CD: How much interaction does the board have with key executives at Wesfarmers?
BE: We have a “fire-side” chat with the head of a division before each board meeting and sometimes they bring one of their key executives. There are no presentations, no hard facts and figures, just a chance for the board to learn about the key issues in a division and for the head of that division to interact with the board.
CD: What are the specific challenges of chairing a diversified conglomerate compared with a company with one main focus?
BE: Wesfarmers’ board papers, for example, represent half a dozen companies that could all be free-standing, large companies in their own right. You learn a technique to grasp the key issues in each division and how they affect the larger entity, rather than get bogged down in the detail. The challenge for our directors is to always think of the bigger strategic picture for Wesfarmers while ensuring we meet our governance obligations.

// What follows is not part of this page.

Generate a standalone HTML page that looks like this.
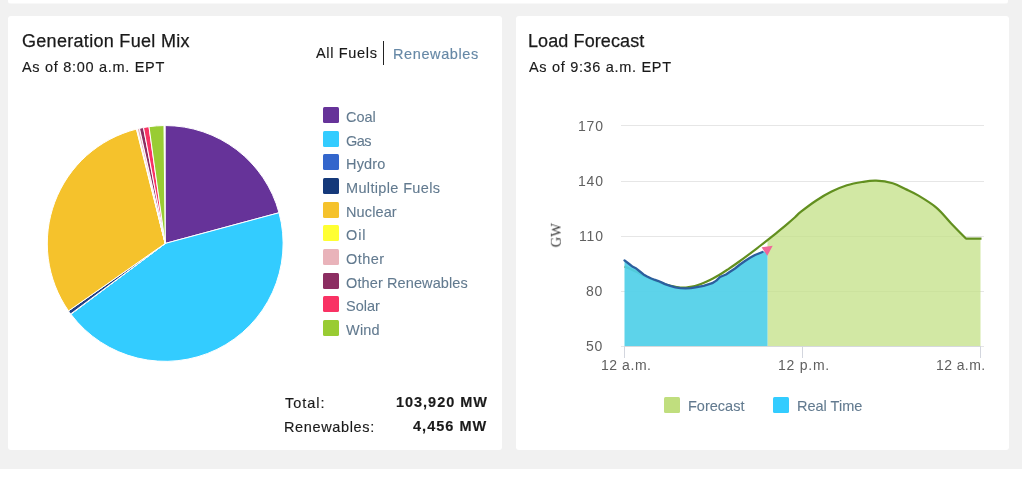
<!DOCTYPE html>
<html><head><meta charset="utf-8">
<style>
html,body{margin:0;padding:0;}
body{width:1022px;height:488px;background:#f1f1f1;position:relative;overflow:hidden;font-family:"Liberation Sans",sans-serif;}
.abs{position:absolute;}
.strip{left:8px;top:0;width:1000px;height:4px;background:linear-gradient(#fff 0,#fff 3px,#f8f8f8 3px,#f8f8f8 4px);border-radius:0 0 3px 3px;}
.bot{left:0;top:469px;width:1022px;height:19px;background:#fff;}
.card{background:#fff;border-radius:3px;top:16px;height:434px;}
#c1{left:8px;width:494px;}
#c2{left:516px;width:493px;}
.t{will-change:transform;white-space:nowrap;color:#1a1a1a;line-height:1;}
.h{font-size:18px;-webkit-text-stroke-width:0.25px;}
.s{font-size:14.5px;-webkit-text-stroke-width:0.15px;}
.lg{font-size:14.5px;color:#627a8f;-webkit-text-stroke-width:0.1px;}
.sq{position:absolute;width:16px;height:16px;border-radius:1.5px;}
.ax{font-size:14px;color:#606060;}
svg{position:absolute;left:0;top:0;}
</style></head>
<body>
<div class="abs strip"></div>
<div class="abs card" id="c1"></div>
<div class="abs card" id="c2"></div>
<div class="abs bot"></div>

<div class="abs t h" style="left:21.5px;top:31.5px;letter-spacing:0.3px;">Generation Fuel Mix</div>
<div class="abs t s" style="left:21.7px;top:60px;letter-spacing:0.7px;">As of 8:00 a.m. EPT</div>

<div class="abs t s" style="left:315.7px;top:46.3px;letter-spacing:0.66px;">All Fuels</div>
<div class="abs" style="left:383px;top:41px;width:1px;height:24px;background:#222;"></div>
<div class="abs t s" style="left:393px;top:47px;color:#6688a6;letter-spacing:0.6px;">Renewables</div>

<div class="abs t h" style="left:528.4px;top:31.8px;letter-spacing:0.1px;">Load Forecast</div>
<div class="abs t s" style="left:529px;top:60px;letter-spacing:0.68px;">As of 9:36 a.m. EPT</div>

<svg width="1022" height="488" viewBox="0 0 1022 488">
<g stroke="#fff" stroke-width="1" stroke-linejoin="round">
<path d="M165.2 243.45L165.20 125.55A117.9 117.9 0 0 1 279.03 212.74Z" fill="#663399"/>
<path d="M165.2 243.45L279.03 212.74A117.9 117.9 0 0 1 70.92 314.24Z" fill="#33ccff"/>
<path d="M165.2 243.45L70.92 314.24A117.9 117.9 0 0 1 70.67 313.91Z" fill="#3566c9"/>
<path d="M165.2 243.45L70.67 313.91A117.9 117.9 0 0 1 68.50 310.91Z" fill="#213f85"/>
<path d="M165.2 243.45L68.50 310.91A117.9 117.9 0 0 1 136.48 129.10Z" fill="#f5c22c"/>
<path d="M165.2 243.45L136.48 129.10A117.9 117.9 0 0 1 137.28 128.90Z" fill="#ffff33"/>
<path d="M165.2 243.45L137.28 128.90A117.9 117.9 0 0 1 139.48 128.39Z" fill="#e9b3ba"/>
<path d="M165.2 243.45L139.48 128.39A117.9 117.9 0 0 1 143.51 127.56Z" fill="#8c2e62"/>
<path d="M165.2 243.45L143.51 127.56A117.9 117.9 0 0 1 149.00 126.67Z" fill="#f93264"/>
<path d="M165.2 243.45L149.00 126.67A117.9 117.9 0 0 1 163.97 125.56Z" fill="#99cc33"/>
</g>

<!-- load forecast chart -->
<g stroke="#e6e6e6" stroke-width="1">
<path d="M621 125.5H984"/>
<path d="M621 181.5H984"/>
<path d="M621 236.5H984"/>
<path d="M621 291.5H984"/>
<path d="M621 346.5H984"/>
</g>

<!-- chart -->
<path d="M767.5 240.08 C767.92 239.75 768.58 239.23 770 238.1 C771.42 236.97 774.00 234.92 776 233.3 C778.00 231.68 780.00 230.07 782 228.4 C784.00 226.73 785.83 225.17 788 223.3 C790.17 221.43 792.83 219.13 795 217.2 C797.17 215.27 797.45 214.48 801 211.7 C804.55 208.92 811.20 203.85 816.3 200.5 C821.40 197.15 826.50 194.13 831.6 191.6 C836.70 189.07 841.82 186.90 846.9 185.3 C851.98 183.70 857.23 182.77 862.1 182 C866.97 181.23 871.00 180.50 876.1 180.7 C881.20 180.90 887.82 181.82 892.7 183.2 C897.58 184.58 901.17 186.97 905.4 189 C909.63 191.03 912.90 192.27 918.1 195.4 C923.30 198.53 931.08 203.13 936.6 207.8 C942.12 212.47 946.30 218.27 951.2 223.4 C956.10 228.53 963.53 236.07 966 238.6 L980.5 238.6 L980.5 346 L767.5 346Z" fill="#c3e086" fill-opacity="0.75"/>
<path d="M624.5 266.5 C625.28 266.85 627.23 267.72 629.2 268.6 C631.17 269.48 633.92 270.67 636.3 271.8 C638.68 272.93 641.10 274.25 643.5 275.4 C645.90 276.55 648.45 277.68 650.7 278.7 C652.95 279.72 654.62 280.58 657 281.5 C659.38 282.42 662.50 283.45 665 284.2 C667.50 284.95 669.50 285.45 672 286 C674.50 286.55 677.67 287.23 680 287.5 C682.33 287.77 684.00 287.73 686 287.6 C688.00 287.47 690.00 287.12 692 286.7 C694.00 286.27 696.00 285.70 698 285.05 C700.00 284.40 702.00 283.64 704 282.8 C706.00 281.96 708.00 281.00 710 280.0 C712.00 279.00 714.00 277.93 716 276.8 C718.00 275.67 720.00 274.45 722 273.2 C724.00 271.95 726.00 270.62 728 269.3 C730.00 267.98 732.00 266.63 734 265.25 C736.00 263.87 738.00 262.44 740 261 C742.00 259.56 744.00 258.08 746 256.6 C748.00 255.12 750.00 253.62 752 252.1 C754.00 250.58 756.00 249.04 758 247.5 C760.00 245.96 762.00 244.42 764 242.85 C766.00 241.28 768.00 239.69 770 238.1 C772.00 236.51 774.00 234.92 776 233.3 C778.00 231.68 780.00 230.07 782 228.4 C784.00 226.73 785.83 225.17 788 223.3 C790.17 221.43 792.83 219.13 795 217.2 C797.17 215.27 797.45 214.48 801 211.7 C804.55 208.92 811.20 203.85 816.3 200.5 C821.40 197.15 826.50 194.13 831.6 191.6 C836.70 189.07 841.82 186.90 846.9 185.3 C851.98 183.70 857.23 182.77 862.1 182 C866.97 181.23 871.00 180.50 876.1 180.7 C881.20 180.90 887.82 181.82 892.7 183.2 C897.58 184.58 901.17 186.97 905.4 189 C909.63 191.03 912.90 192.27 918.1 195.4 C923.30 198.53 931.08 203.13 936.6 207.8 C942.12 212.47 946.30 218.27 951.2 223.4 C956.10 228.53 963.53 236.07 966 238.6 L981.5 238.6" fill="none" stroke="#628f1f" stroke-width="2.2" stroke-linejoin="round" stroke-linecap="butt"/>
<path d="M624.5 260.4 L629.2 264 L632.8 266.8 L636.3 268.6 L639.9 271.5 L643.5 274.4 L647.1 276.5 L650.7 278.3 L654.3 279.7 L657.8 280.8 L662 282.6 L665.1 284.1 L670.3 285.9 L675.4 287.4 L680.5 288.2 L685.6 288.4 L690.8 288.1 L695.5 287.3 L703.6 285.8 L712.2 283.2 L716.3 280.6 L720 277 L726 274.5 L730 271.8 L735 268.5 L740 264.5 L745 261 L750 257.7 L755 255 L760 253 L762.5 252 L767.5 251 L767.5 346 L624.5 346Z" fill="#51d0e8" fill-opacity="0.93"/>
<path d="M624.5 260.4 L629.2 264 L632.8 266.8 L636.3 268.6 L639.9 271.5 L643.5 274.4 L647.1 276.5 L650.7 278.3 L654.3 279.7 L657.8 280.8 L662 282.6 L665.1 284.1 L670.3 285.9 L675.4 287.4 L680.5 288.2 L685.6 288.4 L690.8 288.1 L695.5 287.3 L703.6 285.8 L712.2 283.2 L716.3 280.6 L720 277 L726 274.5 L730 271.8 L735 268.5 L740 264.5 L745 261 L750 257.7 L755 255 L760 253 L762.5 252" fill="none" stroke="#2b5f9e" stroke-width="2.3" stroke-linejoin="round" stroke-linecap="round"/>
<path d="M761.6 247.3 L772.7 245.8 L767.3 255.8Z" fill="#f0679a"/>
<path d="M624 346.5H981" stroke="#d6d9dc" stroke-width="1"/>
<g stroke="#d3d6de" stroke-width="1">
<path d="M624.5 346V358"/>
<path d="M802.5 346V358"/>
<path d="M980.5 346V358"/>
</g>
<!-- /chart -->
</svg>

<!-- y axis labels -->
<div class="abs t ax" style="right:418.6px;top:119.1px;letter-spacing:0.8px;">170</div>
<div class="abs t ax" style="right:418.6px;top:174.2px;letter-spacing:0.8px;">140</div>
<div class="abs t ax" style="right:418.6px;top:228.8px;letter-spacing:0.8px;">110</div>
<div class="abs t ax" style="right:418.6px;top:284.1px;letter-spacing:0.8px;">80</div>
<div class="abs t ax" style="right:418.6px;top:339.0px;letter-spacing:0.8px;">50</div>
<div class="abs t" style="left:544px;top:228px;font-family:'Liberation Serif',serif;font-size:14.5px;color:#3a3a3a;transform:rotate(-90deg);transform-origin:center;">GW</div>
<div class="abs t ax" style="left:601px;top:358px;letter-spacing:0.55px;">12 a.m.</div>
<div class="abs t ax" style="left:778px;top:358px;letter-spacing:0.75px;">12 p.m.</div>
<div class="abs t ax" style="left:935.5px;top:358px;letter-spacing:0.4px;">12 a.m.</div>

<!-- legends -->
<div class="abs lg" style="left:0;top:0;">
<div class="sq" style="left:322.5px;top:107.00px;background:#663399;"></div>
<div class="abs t lg" style="left:345.8px;top:110.00px;letter-spacing:0px;">Coal</div>
<div class="sq" style="left:322.5px;top:130.67px;background:#33ccff;"></div>
<div class="abs t lg" style="left:345.8px;top:133.67px;letter-spacing:-0.6px;">Gas</div>
<div class="sq" style="left:322.5px;top:154.34px;background:#3366cc;"></div>
<div class="abs t lg" style="left:345.8px;top:157.34px;letter-spacing:0.18px;">Hydro</div>
<div class="sq" style="left:322.5px;top:178.01px;background:#15397a;"></div>
<div class="abs t lg" style="left:345.8px;top:181.01px;letter-spacing:0.35px;">Multiple Fuels</div>
<div class="sq" style="left:322.5px;top:201.68px;background:#f5c22c;"></div>
<div class="abs t lg" style="left:345.8px;top:204.68px;letter-spacing:0.12px;">Nuclear</div>
<div class="sq" style="left:322.5px;top:225.35px;background:#ffff33;"></div>
<div class="abs t lg" style="left:345.8px;top:228.35px;letter-spacing:0.85px;">Oil</div>
<div class="sq" style="left:322.5px;top:249.02px;background:#e9b3ba;"></div>
<div class="abs t lg" style="left:345.8px;top:252.02px;letter-spacing:0.45px;">Other</div>
<div class="sq" style="left:322.5px;top:272.69px;background:#8c2e62;"></div>
<div class="abs t lg" style="left:345.8px;top:275.69px;letter-spacing:0.11px;">Other Renewables</div>
<div class="sq" style="left:322.5px;top:296.36px;background:#f93264;"></div>
<div class="abs t lg" style="left:345.8px;top:299.36px;letter-spacing:0px;">Solar</div>
<div class="sq" style="left:322.5px;top:320.03px;background:#99cc33;"></div>
<div class="abs t lg" style="left:345.8px;top:323.03px;letter-spacing:0.2px;">Wind</div>

<div class="sq" style="left:664px;top:397px;background:#c0de7e;"></div>
<div class="abs t lg" style="left:688px;top:398.5px;">Forecast</div>
<div class="sq" style="left:773px;top:397px;background:#33ccff;"></div>
<div class="abs t lg" style="left:797px;top:399px;">Real Time</div>
</div>

<div class="abs t s" style="left:284.6px;top:396px;letter-spacing:0.98px;">Total:</div>
<div class="abs t s" style="left:283.6px;top:420px;letter-spacing:0.64px;">Renewables:</div>
<div class="abs t s" style="right:534.2px;top:395.2px;font-weight:bold;letter-spacing:0.97px;">103,920 MW</div>
<div class="abs t s" style="right:534.2px;top:419.3px;font-weight:bold;letter-spacing:1.03px;">4,456 MW</div>
</body></html>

But it is true that new directors can find Wesfarmers an incredibly challenging company – I know I did when I joined. But that is also an attraction.
CD: How would you describe your relationship with Goyder?

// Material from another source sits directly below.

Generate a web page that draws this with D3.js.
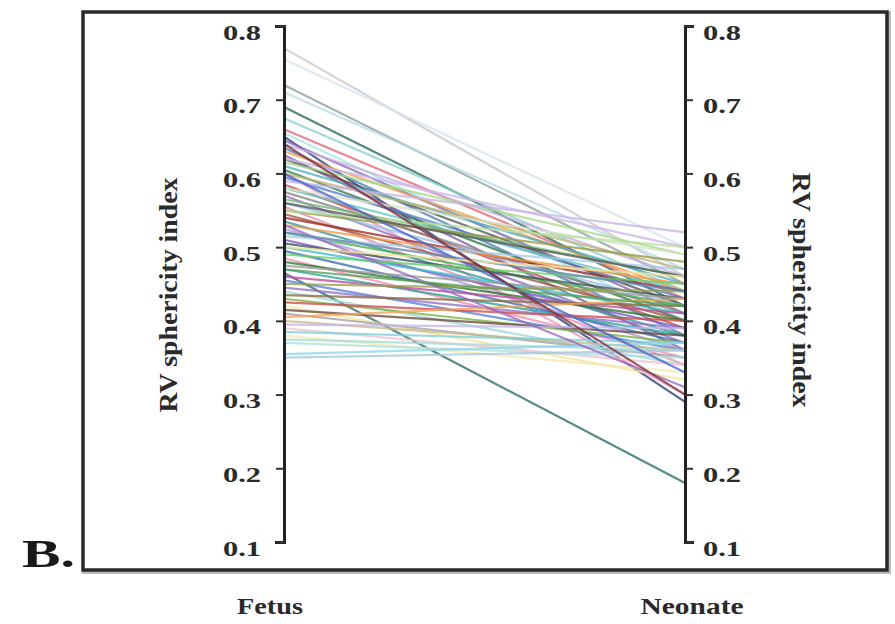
<!DOCTYPE html>
<html>
<head>
<meta charset="utf-8">
<script src="https://cdn.jsdelivr.net/npm/d3@7"></script>
<style>
  html, body { margin: 0; padding: 0; background: #fff; }
  svg { display: block; }
</style>
</head>
<body>
<svg id="chart" width="895" height="624"></svg>
<script>
// Paired RV sphericity index: each subject measured as fetus and again as neonate
const stages = ["Fetus", "Neonate"];
const fetusValues = [
  0.77, 0.755, 0.72, 0.71, 0.69, 0.675, 0.66, 0.655, 0.65, 0.645,
  0.64, 0.635, 0.63, 0.625, 0.62, 0.615, 0.61, 0.605, 0.60, 0.60,
  0.595, 0.59, 0.585, 0.58, 0.575, 0.57, 0.565, 0.56, 0.555, 0.55,
  0.545, 0.54, 0.535, 0.53, 0.525, 0.52, 0.515, 0.51, 0.505, 0.50,
  0.495, 0.49, 0.485, 0.48, 0.475, 0.47, 0.465, 0.46, 0.455, 0.45,
  0.445, 0.44, 0.435, 0.43, 0.425, 0.42, 0.415, 0.41, 0.405, 0.40,
  0.395, 0.39, 0.385, 0.38, 0.375, 0.37, 0.355, 0.35, 0.62, 0.58,
  0.55, 0.53, 0.60, 0.56, 0.52, 0.50, 0.64, 0.47
];
const neonateValues = [
  0.46, 0.50, 0.45, 0.47, 0.42, 0.44, 0.43, 0.40, 0.29, 0.41,
  0.46, 0.38, 0.44, 0.36, 0.42, 0.49, 0.45, 0.40, 0.30, 0.47,
  0.43, 0.52, 0.39, 0.44, 0.41, 0.37, 0.46, 0.42, 0.34, 0.48,
  0.40, 0.44, 0.38, 0.45, 0.36, 0.42, 0.47, 0.39, 0.43, 0.41,
  0.37, 0.45, 0.35, 0.40, 0.43, 0.38, 0.18, 0.41, 0.36, 0.44,
  0.39, 0.34, 0.42, 0.37, 0.40, 0.32, 0.38, 0.35, 0.43, 0.36,
  0.39, 0.34, 0.37, 0.33, 0.36, 0.35, 0.37, 0.36, 0.50, 0.49,
  0.50, 0.31, 0.33, 0.46, 0.44, 0.46, 0.30, 0.42
];
const tickValues = [0.1, 0.2, 0.3, 0.4, 0.5, 0.6, 0.7, 0.8];
const axisTitle = "RV sphericity index";
const panelLabel = "B.";

// One colour per subject line
const lineColors = [
  "#c9c9c9", "#d8e4ee", "#8fa39a", "#b7dbe8", "#2f6b5e", "#8fd0d0", "#e06a7a", "#a8e3ea", "#2b3f7a", "#8c6bb1",
  "#c5b3e0", "#4f81bd", "#f0a050", "#8064a2", "#555555", "#a9d98a", "#4bacc6", "#3b7a4a", "#e89ab8", "#c2b77a",
  "#5b7fc8", "#c8b4e6", "#c0504d", "#6cc5c5", "#8a8a8a", "#9370c0", "#6fbf6f", "#9cc3e8", "#e58fb0", "#9a9a4a",
  "#a05a3c", "#a03030", "#3f9a9a", "#f29a4a", "#b39ddb", "#4caf50", "#a6cbe8", "#7e57c2", "#455a64", "#40c0d0",
  "#3f6fb5", "#66d06a", "#f48fb1", "#2e7d32", "#9e9e9e", "#26a69a", "#2f6f6a", "#c050a0", "#5c85d6", "#9aa04a",
  "#9575cd", "#9fd8d8", "#8d6e4a", "#7cb342", "#d05050", "#f0e6a0", "#6d4c41", "#a0a0a0", "#f5a55a", "#c8bc8a",
  "#c7b8ea", "#f4c2d0", "#7fd0d8", "#f2eab0", "#a8dcd8", "#b2e0e0", "#90d8e8", "#a7c8e0", "#cdb6e8", "#d6e2c8",
  "#b8e0a0", "#9a6ac0", "#4a6ad0", "#5a5a5a", "#6a8ab8", "#efe4a0", "#803040", "#5aa05a"
];

const serif = "'Liberation Serif', 'Times New Roman', Times, serif";
const svg = d3.select("#chart");

const x = d3.scalePoint().domain(stages).range([284, 685]);
const y = d3.scaleLinear().domain([0.1, 0.8]).range([542, 26]);

// Soft rendering of the dense line bundle
const defs = svg.append("defs");
defs.append("filter").attr("id", "soft")
  .attr("x", "-5%").attr("y", "-5%").attr("width", "110%").attr("height", "110%")
  .append("feGaussianBlur").attr("stdDeviation", 0.7);

// Outer frame
svg.append("rect")
  .attr("x", 84).attr("y", 13).attr("width", 805).attr("height", 559)
  .attr("fill", "none").attr("stroke", "#bbb").attr("stroke-width", 4);
svg.append("rect")
  .attr("x", 83).attr("y", 12).attr("width", 804).attr("height", 558)
  .attr("fill", "#fff").attr("stroke", "#2a2a2a").attr("stroke-width", 3.5);

// Subject lines
const subjects = fetusValues.map((f, i) => ({ fetus: f, neonate: neonateValues[i], color: lineColors[i % lineColors.length] }));
const line = d3.line().x(d => x(d[0])).y(d => y(d[1]));

svg.append("g").attr("filter", "url(#soft)")
  .selectAll("path")
  .data(subjects)
  .join("path")
  .attr("d", d => line([[stages[0], d.fetus], [stages[1], d.neonate]]))
  .attr("fill", "none")
  .attr("stroke", d => d.color)
  .attr("stroke-width", 2.2)
  .attr("stroke-opacity", 0.8);

// Axes on both sides
const fmt = d3.format(".1f");
const leftAxis = svg.append("g")
  .attr("transform", `translate(${x(stages[0])},0)`)
  .call(d3.axisLeft(y).tickValues(tickValues).tickFormat(fmt).tickSize(8).tickSizeOuter(9).tickPadding(15));
const rightAxis = svg.append("g")
  .attr("transform", `translate(${x(stages[1])},0)`)
  .call(d3.axisRight(y).tickValues(tickValues).tickFormat(fmt).tickSize(8).tickSizeOuter(9).tickPadding(10));

[leftAxis, rightAxis].forEach(g => {
  g.attr("font-family", serif).attr("font-weight", "bold");
  g.select(".domain").attr("stroke", "#222").attr("stroke-width", 3);
  g.selectAll(".tick line").attr("stroke", "#333").attr("stroke-width", 2);
  g.selectAll(".tick text")
    .style("font-family", serif)
    .style("font-weight", "bold")
    .attr("font-size", 21)
    .attr("dy", "0.62em")
    .attr("textLength", 38)
    .attr("lengthAdjust", "spacingAndGlyphs")
    .attr("fill", "#2a2a2a");
});

// Axis titles
function title(transform) {
  svg.append("text")
    .attr("transform", transform)
    .attr("text-anchor", "middle").attr("dominant-baseline", "central")
    .style("font-family", serif).style("font-weight", "bold")
    .attr("fill", "#2a2a2a")
    .attr("font-size", 26).attr("textLength", 235).attr("lengthAdjust", "spacingAndGlyphs")
    .text(axisTitle);
}
title("translate(168,295) rotate(-90)");
title("translate(801,290) rotate(90)");

// Category labels below the frame
const catWidths = { "Fetus": 66, "Neonate": 103 };
const catCenters = { "Fetus": x("Fetus") - 14, "Neonate": x("Neonate") + 7 };
svg.selectAll("text.cat")
  .data(stages)
  .join("text")
  .attr("class", "cat")
  .attr("x", d => catCenters[d])
  .attr("y", 614)
  .attr("text-anchor", "middle")
  .style("font-family", serif).style("font-weight", "bold")
  .attr("fill", "#2a2a2a")
  .attr("font-size", 23)
  .attr("textLength", d => catWidths[d])
  .attr("lengthAdjust", "spacingAndGlyphs")
  .text(d => d);

// Panel letter
svg.append("text")
  .attr("x", 22).attr("y", 567)
  .style("font-family", serif).style("font-weight", "bold")
  .attr("fill", "#1a1a1a")
  .attr("font-size", 40)
  .attr("textLength", 53).attr("lengthAdjust", "spacingAndGlyphs")
  .text(panelLabel);
</script>
</body>
</html>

BE: Excellent. He is one of Australia’s outstanding CEOs and I really admire the way he handled himself through the Coles transaction and debt refinancing. Our relationship is based on mutual respect – a chairman and CEO can’t be each other’s best mate or in each other’s pocket. We meet formally before each board meeting and probably talk two or three times a week, most weeks, usually him calling me. I’m a great believer that good boards let management get on with the job.
CD: Can we expect to see you on any more boards?
BE: Chairing two listed companies and being on the board of another is a full plate for me. It’s not the same as when you are CEO, working 24/7, but the demands are still very constant. Still, I love the association you have with very bright people through board roles and the range of challenges you come across. I also like mentoring other executives and passing on a few things – there has to be some benefit of getting older! It’s easy to undervalue what you have to share with others, though I’ve found the key with mentoring is not shoving advice down someone’s throat and is about taking stock regularly of whether you are adding value. People have to really want to be mentored for it to work.
CD: How do you relax away from work?
BE: I love playing and watching sport. I’m a keen golfer [Every’s handicap is 12], and I walk a lot for exercise. My wife and I have four kids, two boys, two girls, and now seven grandchildren, so that keeps me busy. I retired from executive roles at age 60 and am now 63. Health willing, I’ll keep working on boards for a while yet.